After graduation, Dick accepted a full athletic scholarship to Edward Waters College. He attended Edward Waters his freshman year. As a result of the assassination of Martin Luther King Jr., the college dropped the football program for the safety of the players. He returned to Maine and played semi-professional football.
Neil “Ziggy” Serpico was a 1950 graduate of Biddeford High School and was a tremendous three-sport athlete. Upon graduation and following a year of prep school, which was very common in those days, he took his talents to the University of New Hampshire. He played both football and baseball and in his senior year he played both ways for the Yankee Conference Football Team and hit .354 that spring for the baseball team. Following graduation from UNH, he signed with the Baltimore Orioles and was assigned to the Sooner State League and after just 14 games he was promoted to the Class C Aberdeen South Dakota Pheasants of the Northern League. Neil was batting .314 that season when he was drafted into the U.S. Army. Following two years of military service and honorable discharge, the St. Louis Cardinals offered Neil, then 25 years old, a contract to play Class A in their organization. However, the Baltimore Orioles refused to release him and offered a spot with their Class D affiliate. These were the days before free agency and signing a professional contract with a team bound the player for life, unless he was released.
Neil then returned to his hometown. After teaching for a couple of years and coaching baseball at Thornton, he returned to his alma-mater Biddeford High School. He inherited a Class D program and within a 5-year span he made good on a promise to bring the Tigers all the way back to class A. He reached his goals of returning bitter rivals St. Louis High School and Thornton Academy to the Tiger’s schedule. He was instrumental in founding the Football Boosters and improving Waterhouse Field. While teaching and coaching at Biddeford High, he earned a masters degree from Boston University. In 1965, he resigned as head coach of the Tiger Football Program to attend Alabama University where he earned his doctorate in physical education. He served as a graduate assistant football coach under the legendary Paul “Bear” Bryant.

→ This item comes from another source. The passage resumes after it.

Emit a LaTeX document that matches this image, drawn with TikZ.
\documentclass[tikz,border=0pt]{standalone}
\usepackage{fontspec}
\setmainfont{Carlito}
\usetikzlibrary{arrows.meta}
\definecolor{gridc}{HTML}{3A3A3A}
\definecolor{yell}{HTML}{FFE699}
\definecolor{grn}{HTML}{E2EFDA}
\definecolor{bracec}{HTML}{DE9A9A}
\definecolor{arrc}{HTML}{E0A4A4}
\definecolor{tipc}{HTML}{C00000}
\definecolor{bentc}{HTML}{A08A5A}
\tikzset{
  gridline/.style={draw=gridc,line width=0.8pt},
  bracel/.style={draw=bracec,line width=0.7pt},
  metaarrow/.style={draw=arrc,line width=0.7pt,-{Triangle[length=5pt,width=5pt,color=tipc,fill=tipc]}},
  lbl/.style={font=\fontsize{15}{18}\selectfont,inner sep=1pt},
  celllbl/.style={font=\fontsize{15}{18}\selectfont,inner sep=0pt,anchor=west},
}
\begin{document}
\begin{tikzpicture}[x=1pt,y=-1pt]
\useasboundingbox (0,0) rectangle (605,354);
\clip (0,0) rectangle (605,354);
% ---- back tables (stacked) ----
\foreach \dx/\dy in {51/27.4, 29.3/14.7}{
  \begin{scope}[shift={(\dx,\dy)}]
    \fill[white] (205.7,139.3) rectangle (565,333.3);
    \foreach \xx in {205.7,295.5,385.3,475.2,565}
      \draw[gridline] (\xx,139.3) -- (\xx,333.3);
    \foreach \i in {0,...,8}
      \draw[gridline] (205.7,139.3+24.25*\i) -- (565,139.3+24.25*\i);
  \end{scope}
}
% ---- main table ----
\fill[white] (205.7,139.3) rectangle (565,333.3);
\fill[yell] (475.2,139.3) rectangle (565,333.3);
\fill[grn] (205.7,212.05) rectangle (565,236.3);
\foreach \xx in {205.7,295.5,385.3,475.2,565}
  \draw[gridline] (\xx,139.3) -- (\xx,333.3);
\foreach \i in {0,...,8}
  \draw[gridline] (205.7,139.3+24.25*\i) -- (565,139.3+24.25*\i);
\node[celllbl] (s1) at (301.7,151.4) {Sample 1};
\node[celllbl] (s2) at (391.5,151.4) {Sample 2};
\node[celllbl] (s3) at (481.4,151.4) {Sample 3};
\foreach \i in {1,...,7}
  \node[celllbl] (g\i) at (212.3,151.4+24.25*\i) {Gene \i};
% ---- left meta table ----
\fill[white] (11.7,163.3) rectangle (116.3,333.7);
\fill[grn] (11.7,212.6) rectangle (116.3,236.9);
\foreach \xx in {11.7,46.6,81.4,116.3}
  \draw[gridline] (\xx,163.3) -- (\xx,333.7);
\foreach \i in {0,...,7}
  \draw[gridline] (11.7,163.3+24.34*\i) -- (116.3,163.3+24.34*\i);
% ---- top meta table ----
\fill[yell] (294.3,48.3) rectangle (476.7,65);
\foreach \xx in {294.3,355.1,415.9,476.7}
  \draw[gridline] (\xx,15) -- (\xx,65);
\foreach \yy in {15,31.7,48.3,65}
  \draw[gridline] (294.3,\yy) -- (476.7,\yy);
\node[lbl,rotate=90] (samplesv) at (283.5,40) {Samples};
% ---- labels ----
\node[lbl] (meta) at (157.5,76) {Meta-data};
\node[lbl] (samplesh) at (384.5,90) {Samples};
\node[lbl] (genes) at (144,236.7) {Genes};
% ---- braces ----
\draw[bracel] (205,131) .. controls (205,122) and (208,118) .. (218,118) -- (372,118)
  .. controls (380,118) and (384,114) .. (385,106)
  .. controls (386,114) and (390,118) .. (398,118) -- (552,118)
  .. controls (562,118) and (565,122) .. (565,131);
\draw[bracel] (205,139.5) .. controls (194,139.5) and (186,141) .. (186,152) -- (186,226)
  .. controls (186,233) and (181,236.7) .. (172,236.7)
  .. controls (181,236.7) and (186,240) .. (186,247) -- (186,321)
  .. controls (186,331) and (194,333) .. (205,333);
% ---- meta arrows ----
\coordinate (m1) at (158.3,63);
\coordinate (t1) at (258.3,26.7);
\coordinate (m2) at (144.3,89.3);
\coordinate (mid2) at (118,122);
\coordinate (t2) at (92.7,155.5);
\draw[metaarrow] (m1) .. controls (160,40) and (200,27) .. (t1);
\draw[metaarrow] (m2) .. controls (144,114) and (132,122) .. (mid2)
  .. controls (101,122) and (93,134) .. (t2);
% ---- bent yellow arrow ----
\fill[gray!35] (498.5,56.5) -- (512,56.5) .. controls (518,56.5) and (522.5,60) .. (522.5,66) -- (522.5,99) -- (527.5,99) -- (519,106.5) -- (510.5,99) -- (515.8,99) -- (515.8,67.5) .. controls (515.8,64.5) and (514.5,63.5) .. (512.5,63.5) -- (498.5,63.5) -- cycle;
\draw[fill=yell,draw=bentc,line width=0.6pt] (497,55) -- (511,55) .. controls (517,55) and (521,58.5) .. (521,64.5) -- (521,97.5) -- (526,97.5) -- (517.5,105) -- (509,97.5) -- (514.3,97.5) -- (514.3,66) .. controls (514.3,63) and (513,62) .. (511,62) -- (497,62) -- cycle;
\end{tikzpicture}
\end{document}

In 1969, Dr. Neil A. Serpico became a professor of Physical Education at West Chester University, which is located outside Philadelphia Pennsylvania. Initially, he was the head freshmen football coach, enjoying an undefeated 10-0 season defeating schools such as Temple and Villanova. He was also an assistant baseball coach and in 1970, when the position opened, he was named interim head baseball coach. The interim title was at his request, due to his desire to remain involved with the football program. The interim title was quickly dropped and Coach Serpico focused on building West Chester into a Division I baseball powerhouse. He enjoyed many years of success at West Chester, winning titles in the East Coast Conference and the Pennsylvania State Athletic Conference. He was Conference Coach of the Year in 1985 and his team won the conference that year.
On April 27, 1987, Coach Serpico was leading the West Chester Rams in a doubleheader against C.W.Post University on Long Island, New York. He took ill during the first game and was hospitalized, passing away suddenly at the age of 55. He finished just shy of 300 career college baseball victories. The baseball stadium at West Chester is named in his honor. In 1993, he was posthumously inducted into the Maine Baseball Hall of Fame.